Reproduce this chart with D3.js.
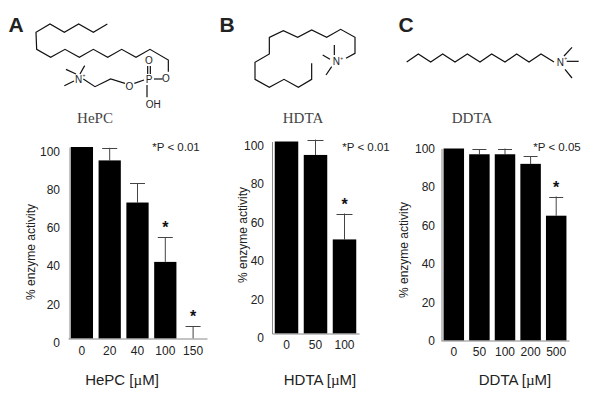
<!DOCTYPE html>
<html>
<head>
<meta charset="utf-8">
<script src="https://cdn.jsdelivr.net/npm/d3@7/dist/d3.min.js"></script>
<style>
  html, body { margin: 0; padding: 0; background: #fff; }
  svg { display: block; }
  text { font-family: "Liberation Sans", Arial, sans-serif; fill: #222; }
</style>
</head>
<body>
<div id="container"></div>
<script>
const yTicks = [0, 20, 40, 60, 80, 100];

/* ---------------- DATA ---------------- */
const hepcDoses = ["0", "20", "40", "100", "150"];
const hepcValues = [100, 93, 71, 40, 0];
const hepcUpper = [100, 99.6, 81, 53, 6.5];
const hepcStars = ["100", "150"];

const hdtaDoses = ["0", "50", "100"];
const hdtaValues = [100, 93, 49];
const hdtaUpper = [100, 101, 62.5];
const hdtaStars = ["100"];

const ddtaDoses = ["0", "50", "100", "200", "500"];
const ddtaValues = [100, 97, 97, 92, 65];
const ddtaUpper = [100, 99.5, 100, 96, 75];
const ddtaStars = ["500"];

/* ---------------- MOLECULES (zoomed px / 3) ---------------- */
const hepcChain = [[322,72],[280,97],[236,72],[193,97],[150,72],[108,97],[110,148],[152,172],[195,148],[238,172],[280,148],[323,172],[365,148],[408,172],[450,148],[505,180],[505,215]];
const hepcBonds = [
  [[488,237],[462,237]], [[443,198],[443,222]], [[451,198],[451,222]], [[441,255],[441,292]],
  [[432,240],[403,250]], [[375,250],[332,237],[285,260],[250,237]],
  [[228,222],[198,208]], [[240,222],[254,197]], [[222,243],[193,257]]
];
const hepcAtoms = [["O",498,235],["P",447,237],["O",447,180],["OH",460,312],["O",388,258],["N",236,237]];

const hdtaChain = [[305,190],[305,238],[265,262],[222,238],[178,262],[135,238],[135,187],[178,162],[178,112],[220,92],[263,112],[305,90],[350,112],[392,88],[435,112],[435,160],[408,175]];
const hdtaBonds = [[[373,165],[373,135]], [[360,178],[338,165]], [[365,200],[348,225]]];
const hdtaAtoms = [["N",379,185]];

const ddtaChain = [[50,186],[85,162],[122,186],[158,162],[195,186],[232,162],[270,186],[305,162],[345,186],[380,162],[417,186],[453,162],[492,186]];
const ddtaBonds = [[[522,168],[546,142]], [[530,184],[566,184]], [[525,208],[546,234]]];
const ddtaAtoms = [["N",511,187]];

const svg = d3.select("#container").append("svg")
  .attr("width", 600)
  .attr("height", 399);

/* ---------------- MOLECULE DRAWING ---------------- */
function molecule(offset, chain, bonds, atoms) {
  const g = svg.append("g").attr("transform", `translate(${offset},0) scale(${1 / 3})`);
  const line = d3.line();

  g.selectAll("path")
    .data([chain, ...bonds])
    .enter()
    .append("path")
    .attr("d", d => line(d))
    .attr("fill", "none")
    .attr("stroke", "#111")
    .attr("stroke-width", 3.6);

  g.selectAll("text")
    .data(atoms)
    .enter()
    .append("text")
    .attr("x", d => d[1])
    .attr("y", d => d[2])
    .attr("text-anchor", "middle")
    .attr("dominant-baseline", "central")
    .attr("font-size", 30)
    .text(d => d[0]);

  // the + on the nitrogen
  atoms.filter(d => d[0] === "N").forEach(d => {
    g.append("text")
      .attr("x", d[1] + 16)
      .attr("y", d[2] - 6)
      .attr("text-anchor", "middle")
      .attr("font-size", 15)
      .text("+");
  });
}

function panelLetter(t, x) {
  svg.append("text")
    .attr("x", x)
    .attr("y", 32)
    .attr("text-anchor", "middle")
    .attr("font-size", 21)
    .attr("font-weight", "bold")
    .attr("fill", "#111")
    .text(t);
}

function compoundName(t, x) {
  svg.append("text")
    .attr("x", x)
    .attr("y", 123)
    .attr("text-anchor", "middle")
    .attr("font-size", 15)
    .style("font-family", '"Liberation Serif", serif')
    .style("fill", "#444")
    .text(t);
}

/* ---------------- BAR PANEL ---------------- */
function barPanel(p) {
  const x = d3.scaleBand()
    .domain(p.doses)
    .range([p.bandLeft, p.right])
    .paddingInner(p.pad)
    .paddingOuter(p.pad / 2);

  const y = d3.scaleLinear()
    .domain([0, 100])
    .range([p.base, p.top]);

  const rows = p.doses.map((d, i) => ({ dose: d, value: p.values[i], upper: p.upper[i] }));
  const g = svg.append("g");

  g.selectAll("line.stem")
    .data(rows.filter(d => d.upper > d.value))
    .enter()
    .append("line")
    .attr("class", "stem")
    .attr("x1", d => x(d.dose) + x.bandwidth() / 2)
    .attr("x2", d => x(d.dose) + x.bandwidth() / 2)
    .attr("y1", d => y(d.value))
    .attr("y2", d => y(d.upper))
    .attr("stroke", "#444");

  g.selectAll("line.cap")
    .data(rows.filter(d => d.upper > d.value))
    .enter()
    .append("line")
    .attr("class", "cap")
    .attr("x1", d => x(d.dose) + x.bandwidth() / 2 - p.cap)
    .attr("x2", d => x(d.dose) + x.bandwidth() / 2 + p.cap)
    .attr("y1", d => Math.round(y(d.upper)) + 0.5)
    .attr("y2", d => Math.round(y(d.upper)) + 0.5)
    .attr("stroke", "#444");

  g.selectAll("rect")
    .data(rows)
    .enter()
    .append("rect")
    .attr("x", d => x(d.dose))
    .attr("y", d => y(d.value))
    .attr("width", x.bandwidth())
    .attr("height", d => p.base - y(d.value))
    .attr("fill", "#000");

  // y axis, labels sit a bit off the ticks like the original
  const yAxis = g.append("g")
    .attr("transform", `translate(${p.left},0)`)
    .call(d3.axisLeft(y).tickValues(yTicks).tickSize(0).tickPadding(p.left - p.labelRight));
  yAxis.selectAll("text")
    .attr("font-size", 12)
    .attr("dy", null)
    .attr("dominant-baseline", "central")
    .attr("y", p.labelShift);
  yAxis.select(".domain").attr("stroke", "#888").attr("stroke-width", 1);

  const xAxis = g.append("g")
    .attr("transform", `translate(0,${p.base})`)
    .call(d3.axisBottom(x).tickSize(0).tickPadding(0));
  xAxis.selectAll("text")
    .attr("font-size", 12)
    .attr("dy", null)
    .attr("dominant-baseline", "central")
    .attr("y", p.xLabelY - p.base);
  xAxis.select(".domain").attr("stroke", "#888").attr("stroke-width", 1);

  g.append("text")
    .attr("transform", `translate(${p.yTitleX},${p.yTitleY}) rotate(-90)`)
    .attr("text-anchor", "middle")
    .attr("dominant-baseline", "central")
    .attr("font-size", 12)
    .text("% enzyme activity");

  const xTitle = g.append("text")
    .attr("x", p.xTitleX)
    .attr("y", 385)
    .attr("text-anchor", "middle")
    .attr("font-size", 15);
  xTitle.append("tspan").text(p.name + " [");
  xTitle.append("tspan").style("font-family", '"Liberation Serif", serif').text("\u00b5");
  xTitle.append("tspan").text("M]");

  g.append("text")
    .attr("x", p.noteX)
    .attr("y", 147)
    .attr("text-anchor", "middle")
    .attr("dominant-baseline", "central")
    .attr("font-size", 11.5)
    .text(p.note);

  g.selectAll("text.star")
    .data(rows.filter(d => p.stars.includes(d.dose)))
    .enter()
    .append("text")
    .attr("class", "star")
    .attr("x", d => x(d.dose) + x.bandwidth() / 2)
    .attr("y", d => y(d.upper) - 4)
    .attr("text-anchor", "middle")
    .attr("font-size", 16)
    .attr("font-weight", "bold")
    .style("fill", "#111")
    .text("*");
}

/* ---------------- MAIN ---------------- */
panelLetter("A", 16);
panelLetter("B", 227);
panelLetter("C", 406);

molecule(0, hepcChain, hepcBonds, hepcAtoms);
molecule(210, hdtaChain, hdtaBonds, hdtaAtoms);
molecule(390, ddtaChain, ddtaBonds, ddtaAtoms);

compoundName("HePC", 95);
compoundName("HDTA", 303);
compoundName("DDTA", 472);

barPanel({
  name: "HePC", doses: hepcDoses, values: hepcValues, upper: hepcUpper, stars: hepcStars,
  left: 69.5, bandLeft: 68, right: 207, base: 338.5, top: 147, pad: 0.2, cap: 7.5,
  labelRight: 60, labelShift: 4, xLabelY: 351, yTitleX: 31, yTitleY: 252,
  xTitleX: 122, noteX: 176, note: "*P < 0.01"
});

barPanel({
  name: "HDTA", doses: hdtaDoses, values: hdtaValues, upper: hdtaUpper, stars: hdtaStars,
  left: 272, bandLeft: 272, right: 359, base: 333.5, top: 141.5, pad: 0.19, cap: 8,
  labelRight: 264, labelShift: 4, xLabelY: 345, yTitleX: 243, yTitleY: 235,
  xTitleX: 320, noteX: 366, note: "*P < 0.01"
});

barPanel({
  name: "DDTA", doses: ddtaDoses, values: ddtaValues, upper: ddtaUpper, stars: ddtaStars,
  left: 441.5, bandLeft: 441, right: 569, base: 340.5, top: 148.5, pad: 0.2, cap: 7,
  labelRight: 435, labelShift: 0, xLabelY: 352, yTitleX: 404, yTitleY: 250,
  xTitleX: 515, noteX: 557, note: "*P < 0.05"
});
</script>
</body>
</html>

> _Problem statement_: Make an exact copy of the lines from the top of the material through the line with "const yTicks = [0, 20, 40, 60, 80, 100];", pictures excluded.

> _Full answer_:
Reproduce this chart with D3.js.
<!DOCTYPE html>
<html>
<head>
<meta charset="utf-8">
<script src="https://cdn.jsdelivr.net/npm/d3@7/dist/d3.min.js"></script>
<style>
  html, body { margin: 0; padding: 0; background: #fff; }
  svg { display: block; }
  text { font-family: "Liberation Sans", Arial, sans-serif; fill: #222; }
</style>
</head>
<body>
<div id="container"></div>
<script>
const yTicks = [0, 20, 40, 60, 80, 100];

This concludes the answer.